Off Year Races, a Mixed Bag of Tea Leaves

By David Paul Kuhn - November 2, 2009

Ronald Reagan's 1980 landslide was a year old. By November 1981, eyes were on the off-year elections. Reagan and George H.W. Bush campaigned heavily for the GOP candidates. Republicans scratched out the narrowest of victories in New Jersey. But Democrats won the Virginia governorship for the first time in more than a decade. The New York Times headline on November 5, 1981: "A Warning for the GOP."

Political observers framed 1981 as a referendum on Reagan. And in the next year's midterms, as is almost always the case, the president's party did fare poorly. The GOP lost 26 seats in the House, among other contests. But Reagan went on to win his 49-state landslide in 1984.

Reading tealeaves in off-year elections is, well, like reading tealeaves; it's not science. That never stops the political class from falling prey to this off-year tasseographic ritual.

This year feels partly like 1981. Reagan too was slumping. Reagan's approval rating first fell below 50 percent the following week. A recession was also in the making. But in the end, the misfortune of some Republicans in 1981 did not tell the fortunes of Reagan.

Traditionally, the political class attempts to garner national trends from the off-year races in New Jersey and Virginia. This Tuesday is no different. The purple state, Virginia, was said to be trending blue. It's now almost assured to go red. Gubernatorial race number two is a toss up. And political observers watch to see something more. Off-year elections are to be harbingers, that is, until they are not.

In 2001, Mark Warner won Virginia for Democrats for the first time in more than a decade. A Democrat won in New Jersey as well. The blue party saw omens.
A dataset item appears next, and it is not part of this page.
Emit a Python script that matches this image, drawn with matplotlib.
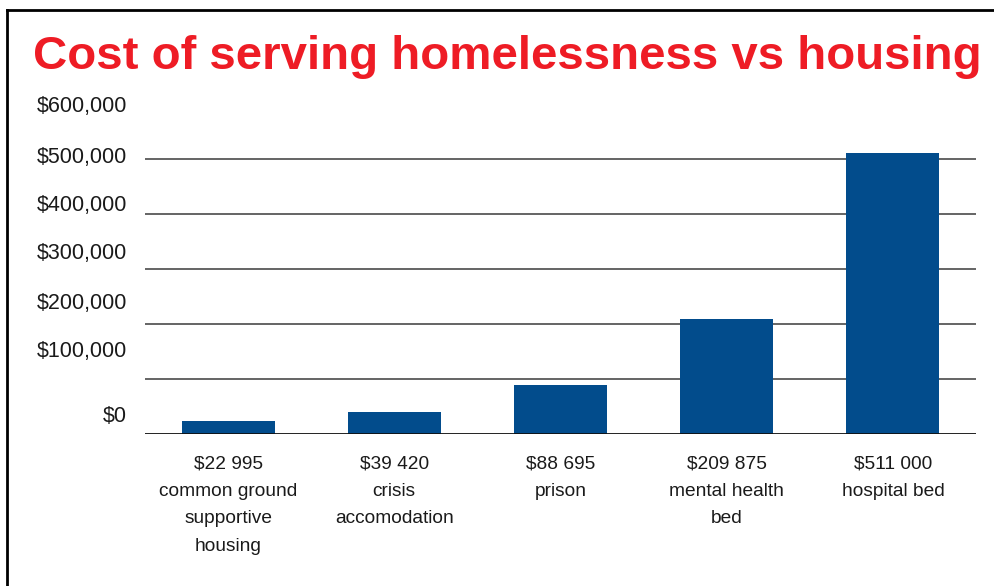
import numpy as np
import matplotlib.pyplot as plt
from matplotlib.lines import Line2D

plt.rcParams['font.family'] = ['Liberation Sans', 'DejaVu Sans']

categories = ['common ground\nsupportive\nhousing', 'crisis\naccomodation', 'prison',
              'mental health\nbed', 'hospital bed']
amount_labels = ['$22 995', '$39 420', '$88 695', '$209 875', '$511 000']
costs = [22995, 39420, 88695, 209875, 511000]
ytick_labels = ['$600,000', '$500,000', '$400,000', '$300,000', '$200,000', '$100,000', '$0']

W, H = 994, 586
fig = plt.figure(figsize=(W / 100, H / 100), dpi=100)

# axes box in pixels: x 145..976, y 104..434 (top..bottom)
ax = fig.add_axes([145 / W, (H - 434) / H, (976 - 145) / W, (434 - 104) / H])
x = np.arange(len(costs))
ax.bar(x, costs, width=0.56, color='#024C8C', zorder=3)
ax.set_xlim(-0.5, len(costs) - 0.5)
ax.set_ylim(0, 600000)

for v in range(100000, 600000, 100000):
    ax.axhline(v, color='#4a4a4a', lw=1.2, zorder=1)
ax.axhline(0, color='#111111', lw=1.3, zorder=4)

for s in ax.spines.values():
    s.set_visible(False)
ax.set_xticks([])
ax.set_yticks([])

# category labels under the bars
for i, (amt, cat) in enumerate(zip(amount_labels, categories)):
    ax.annotate(amt + '\n' + cat, xy=(i, 0), xycoords=('data', 'axes fraction'),
                xytext=(0, -21), textcoords='offset pixels', ha='center', va='top',
                fontsize=13.8, linespacing=1.82, color='#1a1a1a')

# y labels (laid out independently of the gridlines, as in the original)
label_y_px = [107, 157, 206, 254, 303, 351, 416]
for lbl, py in zip(ytick_labels, label_y_px):
    fig.text(127 / W, 1 - py / H, lbl, ha='right', va='center', fontsize=15.5, color='#1a1a1a')

fig.text(33 / W, 1 - 57 / H, 'Cost of serving homelessness vs housing', ha='left', va='center',
         fontsize=34.1, fontweight='bold', color='#EE1C25')

# outer frame (left and top edges visible)
fig.add_artist(Line2D([7 / W, 7 / W], [0, 1 - 10 / H], transform=fig.transFigure, color='black', lw=2))
fig.add_artist(Line2D([7 / W, 1], [1 - 10 / H, 1 - 10 / H], transform=fig.transFigure, color='black', lw=2))

fig.savefig('out.png', dpi=100)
But at the time, George W. Bush had his post September 11 glow. His approval rating neared 90 percent. Bush did not campaign or participate in political ads. By 2002, Republicans went on to buck history. They won back the Senate, House seats and beat expectations in the gubernatorial races. By 2004, Bush won reelection with a majority.

In 1997, Republicans won both governorships. The GOP went into the following midterms confident. But what was said to be a referendum on Bill Clinton turned out to be a referendum on Newt Gingrich. And it was an unkind one at that. Democrats withstood midterm trends. They lost only five House seats and the Senate went unchanged.

Then there was 1993. Republicans won both gubernatorial races. The next year Republicans won back the majority in the House for the first time since 1954. Still, by 1996, Clinton easily won term two.

It's not that off-year elections are inconsequential. It's fair to say that Clinton's troubled first-year helped boost Republican Christine Todd Whitman to the New Jersey governorship in 1993. And two decades earlier, Richard Nixon's problems aided a Democrat in New Jersey and nearly sunk a Republican in Virginia. More recently, George W. Bush's troubles in 2005 greased Tim Kaine's effort.

This year, it's not a good sign for Obama that Virginia Democrat Creigh Deeds made the strategic decision to often disassociate from Obama. One year ago, Obama became the first Democrat to win Virginia since 1964. Some liberals argued that the state's political tectonics had permanently shifted.

Republican Bob McDonnell's likely victory in Virginia, combined with Christopher Christie's potential nail biter win for the GOP in New Jersey, has this White House spooked. Sunday, Obama stumped in Camden and Newark, New Jersey, for Democrat Jon Corzine--and himself.

"A year ago we went out to the polls, just like we are going to go on Tuesday and we said, ‘Yes we can,'" Obama told a packed house.

This White House knows that, fairly or not, Tuesday's elections will be read as a referendum on what occurred a year ago. It is indeed the first test of a new president's coattails. And like Reagan in 1981, Obama's are looking a little trim.

Gubernatorial races are not the only consequential off-year contests. Vacant congressional seats will be decided in northern California and upstate New York. The conservative purge of a moderate Republican in the latter race has earned outsized headlines. Mayoral races are also occurring nationwide. Maine will become the latest state to vote on gay marriage. But it's the gubernatorial races that are read for national trends, despite the inconclusive history.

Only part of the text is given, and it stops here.